** Begin GIVEN RECORDS **

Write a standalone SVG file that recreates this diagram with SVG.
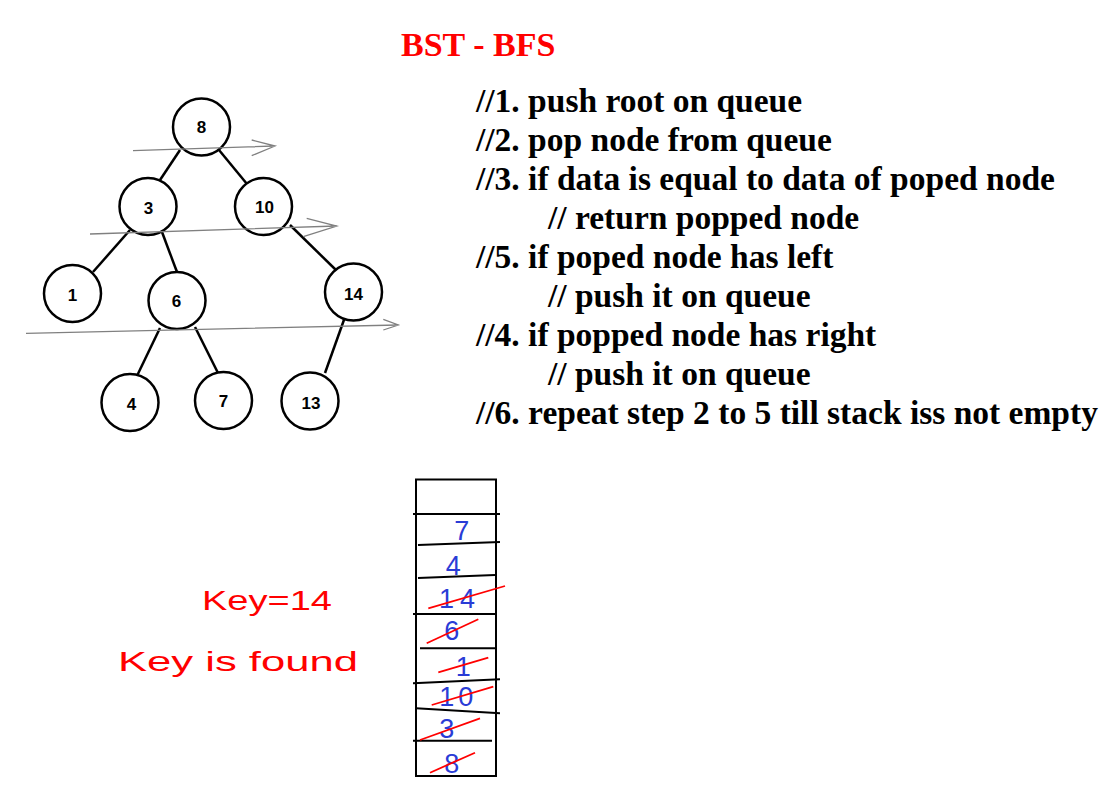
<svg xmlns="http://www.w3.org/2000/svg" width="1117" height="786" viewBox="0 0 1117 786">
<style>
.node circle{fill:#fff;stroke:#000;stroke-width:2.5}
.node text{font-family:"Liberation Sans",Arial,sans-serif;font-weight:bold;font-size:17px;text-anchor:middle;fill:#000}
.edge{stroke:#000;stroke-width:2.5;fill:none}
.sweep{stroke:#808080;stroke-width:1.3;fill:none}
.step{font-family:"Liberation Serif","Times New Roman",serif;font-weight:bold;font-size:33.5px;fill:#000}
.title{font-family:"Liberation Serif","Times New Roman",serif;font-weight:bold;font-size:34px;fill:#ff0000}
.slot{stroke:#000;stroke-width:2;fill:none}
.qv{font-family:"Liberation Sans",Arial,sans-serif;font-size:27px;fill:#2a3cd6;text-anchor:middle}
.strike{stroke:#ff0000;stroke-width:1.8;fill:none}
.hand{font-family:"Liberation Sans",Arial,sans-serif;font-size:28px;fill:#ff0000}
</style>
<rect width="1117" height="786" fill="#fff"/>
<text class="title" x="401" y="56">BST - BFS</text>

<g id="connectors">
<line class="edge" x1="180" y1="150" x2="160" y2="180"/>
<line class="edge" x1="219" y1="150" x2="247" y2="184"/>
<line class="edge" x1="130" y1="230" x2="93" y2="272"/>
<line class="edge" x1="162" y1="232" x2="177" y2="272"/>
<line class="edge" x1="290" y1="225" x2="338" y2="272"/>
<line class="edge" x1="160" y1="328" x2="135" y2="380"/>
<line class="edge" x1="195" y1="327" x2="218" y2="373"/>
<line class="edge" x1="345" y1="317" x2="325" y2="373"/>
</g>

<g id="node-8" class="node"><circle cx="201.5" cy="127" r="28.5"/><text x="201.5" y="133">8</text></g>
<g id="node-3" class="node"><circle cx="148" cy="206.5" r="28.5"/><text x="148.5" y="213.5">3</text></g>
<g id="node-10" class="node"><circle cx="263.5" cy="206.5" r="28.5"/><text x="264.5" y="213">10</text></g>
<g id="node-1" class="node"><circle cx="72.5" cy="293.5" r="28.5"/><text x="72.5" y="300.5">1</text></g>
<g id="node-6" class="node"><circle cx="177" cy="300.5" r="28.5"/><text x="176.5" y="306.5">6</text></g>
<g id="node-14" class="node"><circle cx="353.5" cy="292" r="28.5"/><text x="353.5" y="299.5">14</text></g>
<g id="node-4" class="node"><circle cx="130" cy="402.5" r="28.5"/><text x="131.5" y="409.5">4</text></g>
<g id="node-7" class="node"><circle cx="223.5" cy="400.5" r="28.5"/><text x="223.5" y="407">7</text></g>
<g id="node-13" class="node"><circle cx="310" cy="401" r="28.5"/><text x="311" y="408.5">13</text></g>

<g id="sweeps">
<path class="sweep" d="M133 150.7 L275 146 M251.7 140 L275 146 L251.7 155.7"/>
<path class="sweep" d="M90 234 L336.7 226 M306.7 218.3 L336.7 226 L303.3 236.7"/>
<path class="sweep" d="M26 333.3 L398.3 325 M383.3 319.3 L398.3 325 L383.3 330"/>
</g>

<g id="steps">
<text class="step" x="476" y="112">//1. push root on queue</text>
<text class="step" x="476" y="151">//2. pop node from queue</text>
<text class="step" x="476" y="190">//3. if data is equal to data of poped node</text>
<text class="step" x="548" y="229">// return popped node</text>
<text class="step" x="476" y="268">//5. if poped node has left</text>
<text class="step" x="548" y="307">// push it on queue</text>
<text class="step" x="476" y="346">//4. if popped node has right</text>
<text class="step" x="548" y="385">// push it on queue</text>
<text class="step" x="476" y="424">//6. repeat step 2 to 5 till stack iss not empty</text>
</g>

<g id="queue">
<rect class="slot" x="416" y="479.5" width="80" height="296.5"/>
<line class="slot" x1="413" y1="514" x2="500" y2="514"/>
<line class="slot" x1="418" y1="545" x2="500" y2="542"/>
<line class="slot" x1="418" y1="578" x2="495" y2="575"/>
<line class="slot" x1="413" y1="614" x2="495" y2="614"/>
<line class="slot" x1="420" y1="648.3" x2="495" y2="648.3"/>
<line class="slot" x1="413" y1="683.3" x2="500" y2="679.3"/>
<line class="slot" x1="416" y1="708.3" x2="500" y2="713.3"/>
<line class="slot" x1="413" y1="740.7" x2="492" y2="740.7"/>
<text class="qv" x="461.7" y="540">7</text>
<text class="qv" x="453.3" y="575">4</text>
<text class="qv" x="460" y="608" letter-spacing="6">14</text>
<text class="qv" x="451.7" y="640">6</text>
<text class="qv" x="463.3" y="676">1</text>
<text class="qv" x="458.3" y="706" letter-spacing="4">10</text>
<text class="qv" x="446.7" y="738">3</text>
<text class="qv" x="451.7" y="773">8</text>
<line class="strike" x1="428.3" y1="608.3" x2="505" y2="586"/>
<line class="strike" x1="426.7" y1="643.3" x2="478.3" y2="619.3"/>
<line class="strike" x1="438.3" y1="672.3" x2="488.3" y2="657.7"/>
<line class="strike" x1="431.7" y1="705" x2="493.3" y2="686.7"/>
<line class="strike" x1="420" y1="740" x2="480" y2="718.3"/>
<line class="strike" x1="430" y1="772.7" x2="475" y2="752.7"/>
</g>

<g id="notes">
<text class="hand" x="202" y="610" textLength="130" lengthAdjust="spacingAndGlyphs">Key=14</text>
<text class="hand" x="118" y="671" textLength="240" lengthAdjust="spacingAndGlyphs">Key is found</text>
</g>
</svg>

** End GIVEN RECORDS **
** Begin GIVEN RECORDS **

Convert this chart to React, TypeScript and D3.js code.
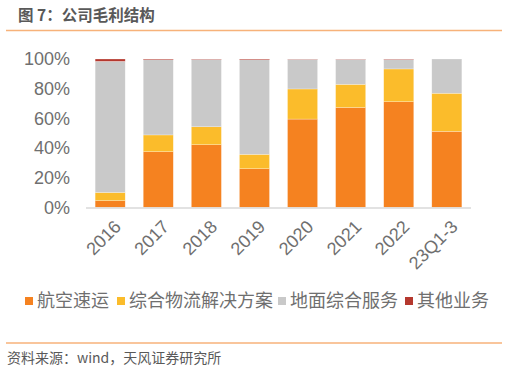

** End GIVEN RECORDS **

[GIVEN EXERCISE]:
Find the word "this" in the entries above and gather every line that holds it.

[OUTPUT OF THE TASK]:
Write a standalone SVG file that recreates this diagram with SVG.
Convert this chart to React, TypeScript and D3.js code.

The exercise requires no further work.